● **What you will do**: Print word for word the first line of the listing below and every line after it, through the line with "1, 1, 1, 1, 1, 1]". Leave out the pictures and the rest.

● **Given data**:
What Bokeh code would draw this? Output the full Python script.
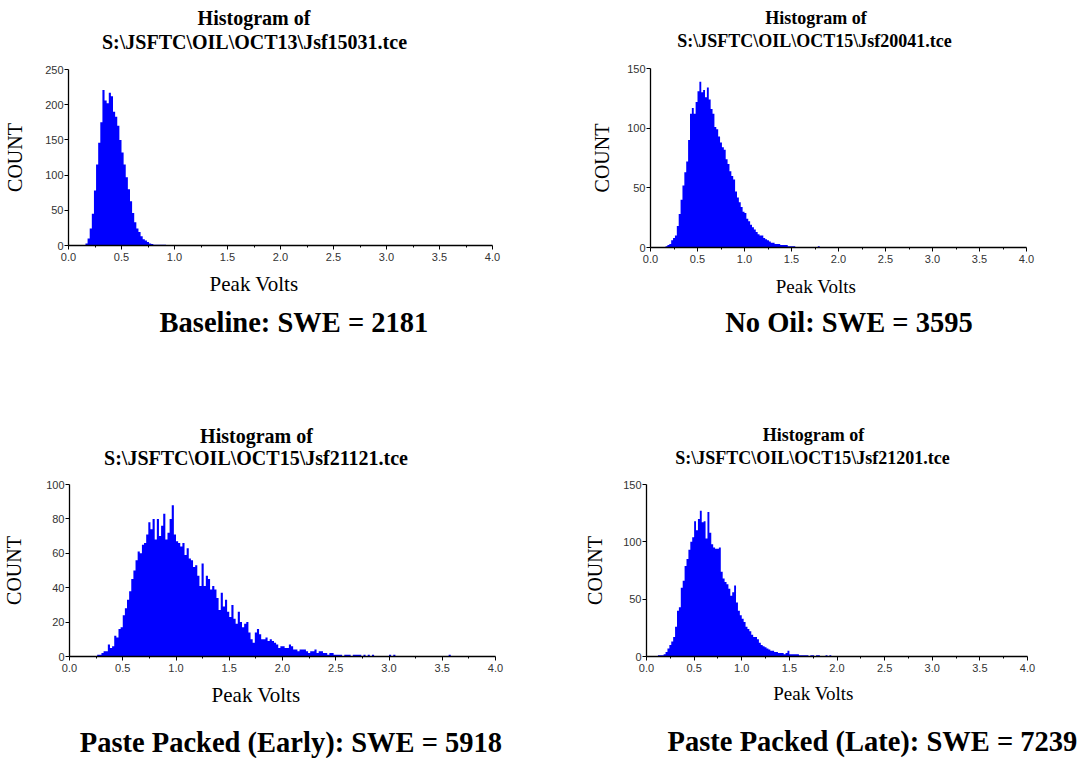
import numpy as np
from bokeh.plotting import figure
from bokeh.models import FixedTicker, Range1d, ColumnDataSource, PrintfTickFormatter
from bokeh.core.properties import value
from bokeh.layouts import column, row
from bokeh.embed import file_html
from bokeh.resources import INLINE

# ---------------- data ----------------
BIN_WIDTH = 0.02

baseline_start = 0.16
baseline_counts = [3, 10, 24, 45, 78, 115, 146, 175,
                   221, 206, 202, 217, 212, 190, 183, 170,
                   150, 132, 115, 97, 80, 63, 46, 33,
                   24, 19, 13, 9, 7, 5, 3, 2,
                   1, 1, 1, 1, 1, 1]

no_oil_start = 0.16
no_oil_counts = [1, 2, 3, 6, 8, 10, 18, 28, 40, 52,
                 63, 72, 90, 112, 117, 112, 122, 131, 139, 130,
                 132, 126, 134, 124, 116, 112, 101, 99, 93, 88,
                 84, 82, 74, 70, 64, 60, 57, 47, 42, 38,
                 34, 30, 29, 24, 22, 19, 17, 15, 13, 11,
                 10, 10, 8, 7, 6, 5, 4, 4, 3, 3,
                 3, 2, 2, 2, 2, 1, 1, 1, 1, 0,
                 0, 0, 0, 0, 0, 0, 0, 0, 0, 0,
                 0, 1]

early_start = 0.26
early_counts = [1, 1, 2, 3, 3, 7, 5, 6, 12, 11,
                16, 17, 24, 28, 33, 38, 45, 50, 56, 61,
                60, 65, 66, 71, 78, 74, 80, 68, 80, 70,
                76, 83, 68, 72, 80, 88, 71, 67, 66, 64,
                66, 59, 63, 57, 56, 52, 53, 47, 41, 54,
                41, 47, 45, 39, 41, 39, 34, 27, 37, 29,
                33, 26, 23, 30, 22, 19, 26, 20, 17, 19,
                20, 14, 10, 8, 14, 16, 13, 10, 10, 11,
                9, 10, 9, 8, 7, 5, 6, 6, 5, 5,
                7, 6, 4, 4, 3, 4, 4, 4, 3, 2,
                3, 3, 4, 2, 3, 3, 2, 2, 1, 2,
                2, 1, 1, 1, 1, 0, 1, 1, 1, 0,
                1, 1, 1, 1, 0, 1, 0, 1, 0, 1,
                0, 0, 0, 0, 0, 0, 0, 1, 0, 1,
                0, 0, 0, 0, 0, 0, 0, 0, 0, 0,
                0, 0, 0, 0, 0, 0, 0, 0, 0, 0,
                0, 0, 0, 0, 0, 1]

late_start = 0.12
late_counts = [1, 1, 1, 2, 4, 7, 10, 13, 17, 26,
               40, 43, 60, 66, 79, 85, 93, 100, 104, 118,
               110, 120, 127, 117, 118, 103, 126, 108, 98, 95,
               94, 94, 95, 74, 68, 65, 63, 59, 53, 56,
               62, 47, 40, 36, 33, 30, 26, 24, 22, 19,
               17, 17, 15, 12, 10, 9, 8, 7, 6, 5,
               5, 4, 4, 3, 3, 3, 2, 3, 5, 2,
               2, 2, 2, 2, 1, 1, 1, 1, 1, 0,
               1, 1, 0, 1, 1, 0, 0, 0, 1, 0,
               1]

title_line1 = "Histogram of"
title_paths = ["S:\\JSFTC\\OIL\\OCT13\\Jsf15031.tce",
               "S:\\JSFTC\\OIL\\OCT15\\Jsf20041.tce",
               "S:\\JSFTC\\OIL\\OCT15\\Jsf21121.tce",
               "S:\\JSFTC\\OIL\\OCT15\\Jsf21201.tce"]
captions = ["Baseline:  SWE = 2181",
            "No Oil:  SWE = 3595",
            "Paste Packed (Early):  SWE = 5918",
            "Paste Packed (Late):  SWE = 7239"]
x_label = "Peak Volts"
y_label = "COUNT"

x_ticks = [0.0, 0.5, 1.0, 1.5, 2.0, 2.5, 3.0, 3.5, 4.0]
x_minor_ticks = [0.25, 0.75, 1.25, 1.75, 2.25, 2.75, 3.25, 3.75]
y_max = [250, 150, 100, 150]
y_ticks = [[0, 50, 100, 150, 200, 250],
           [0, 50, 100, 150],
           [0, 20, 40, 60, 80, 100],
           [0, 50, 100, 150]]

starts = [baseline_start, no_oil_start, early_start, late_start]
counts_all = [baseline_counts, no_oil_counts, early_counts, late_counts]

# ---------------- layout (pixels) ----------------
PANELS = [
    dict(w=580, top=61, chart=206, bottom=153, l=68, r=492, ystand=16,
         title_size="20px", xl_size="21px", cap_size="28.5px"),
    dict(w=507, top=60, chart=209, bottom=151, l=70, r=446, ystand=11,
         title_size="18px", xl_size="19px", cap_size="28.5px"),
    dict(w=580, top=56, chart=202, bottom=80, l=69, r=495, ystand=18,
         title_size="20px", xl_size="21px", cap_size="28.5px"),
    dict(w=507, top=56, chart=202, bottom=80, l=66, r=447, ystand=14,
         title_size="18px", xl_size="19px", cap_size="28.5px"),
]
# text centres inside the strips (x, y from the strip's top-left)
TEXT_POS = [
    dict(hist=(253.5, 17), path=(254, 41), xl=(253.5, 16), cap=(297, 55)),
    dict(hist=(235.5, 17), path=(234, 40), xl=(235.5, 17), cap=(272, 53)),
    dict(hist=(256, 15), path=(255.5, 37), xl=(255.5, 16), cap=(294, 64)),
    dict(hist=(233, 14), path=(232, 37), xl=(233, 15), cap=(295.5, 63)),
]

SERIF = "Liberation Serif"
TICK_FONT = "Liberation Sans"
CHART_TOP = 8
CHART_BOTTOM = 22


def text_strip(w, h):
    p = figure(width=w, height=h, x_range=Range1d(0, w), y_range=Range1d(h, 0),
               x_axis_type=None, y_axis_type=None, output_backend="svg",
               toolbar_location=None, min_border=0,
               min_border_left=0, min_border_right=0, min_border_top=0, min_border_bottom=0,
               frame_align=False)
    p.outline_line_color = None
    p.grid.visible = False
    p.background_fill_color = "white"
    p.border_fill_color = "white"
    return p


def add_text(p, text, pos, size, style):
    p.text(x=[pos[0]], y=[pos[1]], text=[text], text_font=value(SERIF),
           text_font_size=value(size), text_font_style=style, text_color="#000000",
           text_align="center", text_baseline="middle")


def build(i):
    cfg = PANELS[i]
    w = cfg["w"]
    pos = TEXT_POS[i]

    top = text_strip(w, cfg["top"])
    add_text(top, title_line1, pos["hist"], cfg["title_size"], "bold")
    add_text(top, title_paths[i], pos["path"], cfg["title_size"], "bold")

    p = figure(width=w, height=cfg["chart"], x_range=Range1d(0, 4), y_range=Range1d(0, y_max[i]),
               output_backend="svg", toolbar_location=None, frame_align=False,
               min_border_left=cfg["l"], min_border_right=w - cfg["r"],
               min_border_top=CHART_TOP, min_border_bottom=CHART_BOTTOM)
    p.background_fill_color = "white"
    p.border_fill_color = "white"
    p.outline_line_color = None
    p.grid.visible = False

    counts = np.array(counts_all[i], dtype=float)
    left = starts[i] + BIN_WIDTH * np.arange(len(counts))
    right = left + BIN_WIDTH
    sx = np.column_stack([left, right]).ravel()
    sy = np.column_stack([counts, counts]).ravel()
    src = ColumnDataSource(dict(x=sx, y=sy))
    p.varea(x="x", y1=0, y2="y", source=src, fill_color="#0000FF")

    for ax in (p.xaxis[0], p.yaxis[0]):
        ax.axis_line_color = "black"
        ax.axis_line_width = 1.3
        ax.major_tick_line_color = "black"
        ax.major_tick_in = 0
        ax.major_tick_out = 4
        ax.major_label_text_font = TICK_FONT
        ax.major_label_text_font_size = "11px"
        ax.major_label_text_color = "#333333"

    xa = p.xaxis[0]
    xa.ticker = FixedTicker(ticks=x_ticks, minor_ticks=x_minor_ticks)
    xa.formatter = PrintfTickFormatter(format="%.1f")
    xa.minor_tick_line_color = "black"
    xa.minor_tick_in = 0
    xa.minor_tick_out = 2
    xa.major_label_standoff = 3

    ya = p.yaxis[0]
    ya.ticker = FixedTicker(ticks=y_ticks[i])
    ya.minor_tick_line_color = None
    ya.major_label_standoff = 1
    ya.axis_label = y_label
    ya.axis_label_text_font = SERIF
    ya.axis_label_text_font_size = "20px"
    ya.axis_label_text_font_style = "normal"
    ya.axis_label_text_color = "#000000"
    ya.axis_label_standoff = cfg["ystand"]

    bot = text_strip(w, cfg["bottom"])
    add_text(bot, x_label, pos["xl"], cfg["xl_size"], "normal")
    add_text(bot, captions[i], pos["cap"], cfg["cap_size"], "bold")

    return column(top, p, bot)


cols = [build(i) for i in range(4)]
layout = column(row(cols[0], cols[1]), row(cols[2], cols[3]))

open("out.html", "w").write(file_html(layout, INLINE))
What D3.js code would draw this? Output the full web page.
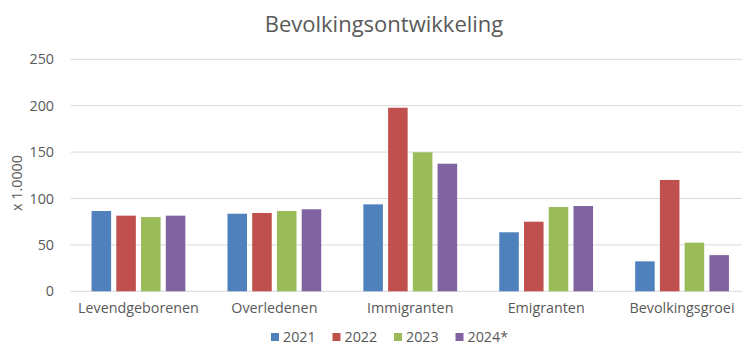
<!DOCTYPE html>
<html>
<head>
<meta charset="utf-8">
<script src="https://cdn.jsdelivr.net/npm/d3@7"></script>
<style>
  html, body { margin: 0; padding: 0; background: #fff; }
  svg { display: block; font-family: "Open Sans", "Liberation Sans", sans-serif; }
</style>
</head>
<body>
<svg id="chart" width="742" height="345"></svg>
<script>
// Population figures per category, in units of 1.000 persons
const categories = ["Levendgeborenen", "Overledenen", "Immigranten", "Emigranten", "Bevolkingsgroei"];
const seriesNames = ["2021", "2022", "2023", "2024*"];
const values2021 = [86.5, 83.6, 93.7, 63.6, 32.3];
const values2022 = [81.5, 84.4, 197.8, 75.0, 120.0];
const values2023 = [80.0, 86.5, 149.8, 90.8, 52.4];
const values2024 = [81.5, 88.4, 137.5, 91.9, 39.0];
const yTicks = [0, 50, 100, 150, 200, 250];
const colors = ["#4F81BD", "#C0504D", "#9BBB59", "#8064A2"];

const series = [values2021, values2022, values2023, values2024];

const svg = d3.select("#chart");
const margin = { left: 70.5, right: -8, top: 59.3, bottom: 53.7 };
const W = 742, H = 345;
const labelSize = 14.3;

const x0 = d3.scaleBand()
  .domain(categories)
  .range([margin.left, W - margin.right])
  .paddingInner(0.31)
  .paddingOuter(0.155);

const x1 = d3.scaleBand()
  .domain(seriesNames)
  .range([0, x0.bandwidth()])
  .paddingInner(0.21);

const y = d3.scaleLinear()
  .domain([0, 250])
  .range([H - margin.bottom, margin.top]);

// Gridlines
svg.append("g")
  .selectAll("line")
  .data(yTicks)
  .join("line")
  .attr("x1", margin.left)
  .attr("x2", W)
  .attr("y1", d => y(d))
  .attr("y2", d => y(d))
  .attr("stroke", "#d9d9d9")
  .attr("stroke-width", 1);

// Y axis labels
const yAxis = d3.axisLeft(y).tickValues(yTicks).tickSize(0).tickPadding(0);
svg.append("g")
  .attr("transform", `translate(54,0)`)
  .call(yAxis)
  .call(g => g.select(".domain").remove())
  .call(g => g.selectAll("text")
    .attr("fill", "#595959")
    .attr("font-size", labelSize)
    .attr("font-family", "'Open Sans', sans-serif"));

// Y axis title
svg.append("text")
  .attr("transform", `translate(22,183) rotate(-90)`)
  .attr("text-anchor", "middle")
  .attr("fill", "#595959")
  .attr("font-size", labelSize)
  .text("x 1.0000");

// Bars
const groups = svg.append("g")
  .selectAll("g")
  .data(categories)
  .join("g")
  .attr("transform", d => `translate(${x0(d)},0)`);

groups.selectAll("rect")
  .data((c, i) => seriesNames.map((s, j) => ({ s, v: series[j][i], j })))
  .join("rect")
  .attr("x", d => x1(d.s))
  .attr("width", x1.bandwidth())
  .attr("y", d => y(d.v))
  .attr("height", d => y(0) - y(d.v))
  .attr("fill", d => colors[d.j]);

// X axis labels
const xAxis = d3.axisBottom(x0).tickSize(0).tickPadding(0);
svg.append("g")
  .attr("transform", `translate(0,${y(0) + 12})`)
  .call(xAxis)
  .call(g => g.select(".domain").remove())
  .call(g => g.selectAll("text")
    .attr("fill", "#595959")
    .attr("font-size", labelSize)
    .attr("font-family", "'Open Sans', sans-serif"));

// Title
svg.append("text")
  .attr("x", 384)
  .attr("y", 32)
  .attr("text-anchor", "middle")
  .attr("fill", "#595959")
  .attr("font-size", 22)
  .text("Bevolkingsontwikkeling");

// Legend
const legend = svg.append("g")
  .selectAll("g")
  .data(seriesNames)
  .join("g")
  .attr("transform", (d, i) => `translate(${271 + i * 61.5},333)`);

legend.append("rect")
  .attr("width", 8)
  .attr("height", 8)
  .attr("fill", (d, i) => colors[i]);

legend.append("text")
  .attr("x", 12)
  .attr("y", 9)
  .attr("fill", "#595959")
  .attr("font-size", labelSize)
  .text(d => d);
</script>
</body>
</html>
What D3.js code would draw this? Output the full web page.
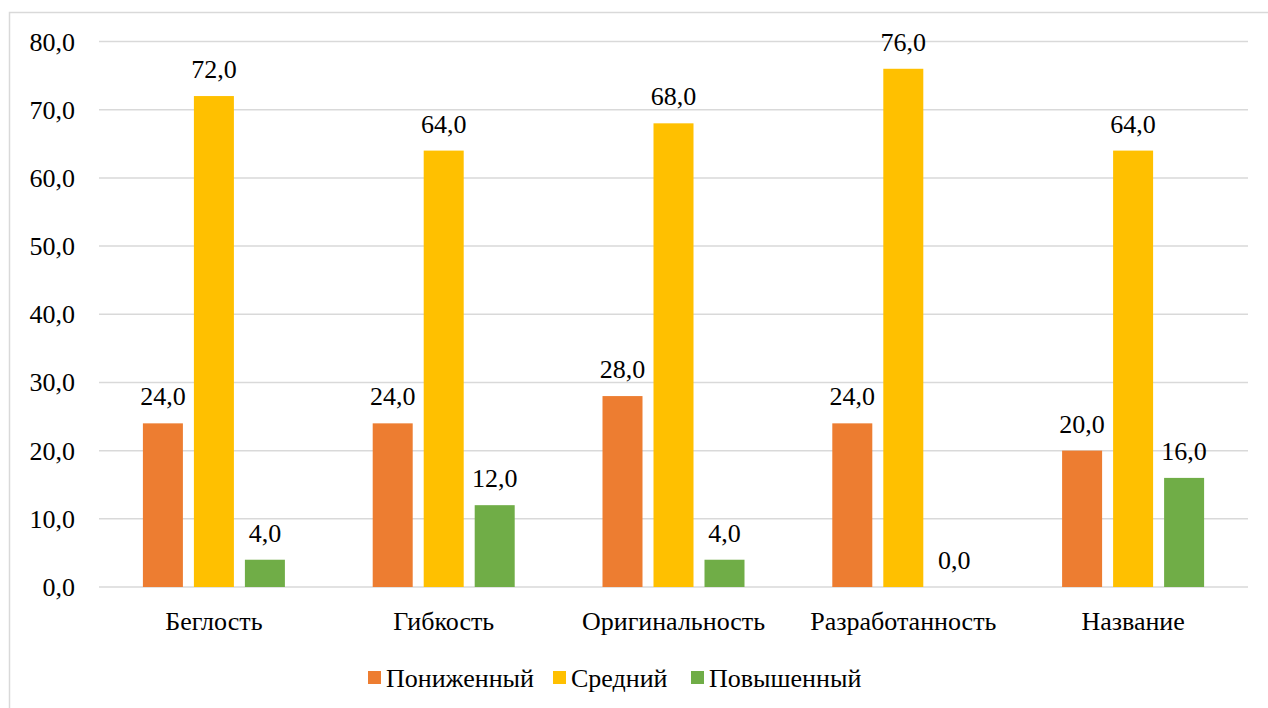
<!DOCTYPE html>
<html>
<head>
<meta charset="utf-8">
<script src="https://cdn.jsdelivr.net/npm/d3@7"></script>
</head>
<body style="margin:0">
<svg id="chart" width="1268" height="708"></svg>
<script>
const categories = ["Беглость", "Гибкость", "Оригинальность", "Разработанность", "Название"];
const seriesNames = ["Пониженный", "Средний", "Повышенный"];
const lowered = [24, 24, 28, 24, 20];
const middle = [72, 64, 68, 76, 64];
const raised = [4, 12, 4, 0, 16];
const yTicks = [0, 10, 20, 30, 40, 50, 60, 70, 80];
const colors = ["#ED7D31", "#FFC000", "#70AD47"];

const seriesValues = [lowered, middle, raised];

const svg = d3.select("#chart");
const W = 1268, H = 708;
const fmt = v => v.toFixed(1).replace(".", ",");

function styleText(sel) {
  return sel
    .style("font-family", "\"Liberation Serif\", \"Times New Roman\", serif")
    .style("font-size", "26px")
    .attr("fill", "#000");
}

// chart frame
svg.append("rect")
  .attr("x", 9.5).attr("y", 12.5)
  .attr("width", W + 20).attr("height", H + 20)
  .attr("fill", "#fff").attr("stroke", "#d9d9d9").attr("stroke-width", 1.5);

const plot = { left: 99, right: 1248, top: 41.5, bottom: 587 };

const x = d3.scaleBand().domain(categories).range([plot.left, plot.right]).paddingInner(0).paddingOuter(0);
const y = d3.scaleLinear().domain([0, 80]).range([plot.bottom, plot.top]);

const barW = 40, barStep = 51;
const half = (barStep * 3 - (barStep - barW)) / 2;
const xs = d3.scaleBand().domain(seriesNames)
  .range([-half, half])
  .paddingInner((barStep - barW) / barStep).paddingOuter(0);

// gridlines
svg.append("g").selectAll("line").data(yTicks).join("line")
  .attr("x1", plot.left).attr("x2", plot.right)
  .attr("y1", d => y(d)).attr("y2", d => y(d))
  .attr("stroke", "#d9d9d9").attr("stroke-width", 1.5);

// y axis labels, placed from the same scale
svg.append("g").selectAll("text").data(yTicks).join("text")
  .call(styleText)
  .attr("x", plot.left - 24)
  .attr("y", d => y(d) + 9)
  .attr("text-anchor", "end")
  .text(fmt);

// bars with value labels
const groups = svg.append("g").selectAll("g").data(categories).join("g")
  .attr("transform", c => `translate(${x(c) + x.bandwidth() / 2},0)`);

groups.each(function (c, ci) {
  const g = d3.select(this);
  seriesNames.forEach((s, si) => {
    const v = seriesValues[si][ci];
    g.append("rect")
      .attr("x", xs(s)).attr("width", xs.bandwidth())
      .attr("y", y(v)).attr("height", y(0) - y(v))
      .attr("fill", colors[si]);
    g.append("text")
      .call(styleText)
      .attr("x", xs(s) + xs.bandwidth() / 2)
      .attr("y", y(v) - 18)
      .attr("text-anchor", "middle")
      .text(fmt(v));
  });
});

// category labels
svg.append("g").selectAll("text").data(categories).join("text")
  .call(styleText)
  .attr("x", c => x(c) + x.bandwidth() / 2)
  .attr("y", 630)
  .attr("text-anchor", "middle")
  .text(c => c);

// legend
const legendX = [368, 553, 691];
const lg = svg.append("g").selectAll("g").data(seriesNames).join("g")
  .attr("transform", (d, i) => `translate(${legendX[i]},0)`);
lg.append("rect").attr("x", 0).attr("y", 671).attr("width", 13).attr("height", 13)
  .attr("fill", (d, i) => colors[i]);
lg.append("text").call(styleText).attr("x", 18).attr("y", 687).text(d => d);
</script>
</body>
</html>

● **The response**:
What Bokeh code would draw this? Output the full Python script.
import numpy as np
from bokeh.plotting import figure
from bokeh.models import FixedTicker, Range1d, ColumnDataSource, PrintfTickFormatter
from bokeh.core.properties import value
from bokeh.layouts import column, row
from bokeh.embed import file_html
from bokeh.resources import INLINE

# ---------------- data ----------------
BIN_WIDTH = 0.02

baseline_start = 0.16
baseline_counts = [3, 10, 24, 45, 78, 115, 146, 175,
                   221, 206, 202, 217, 212, 190, 183, 170,
                   150, 132, 115, 97, 80, 63, 46, 33,
                   24, 19, 13, 9, 7, 5, 3, 2,
                   1, 1, 1, 1, 1, 1]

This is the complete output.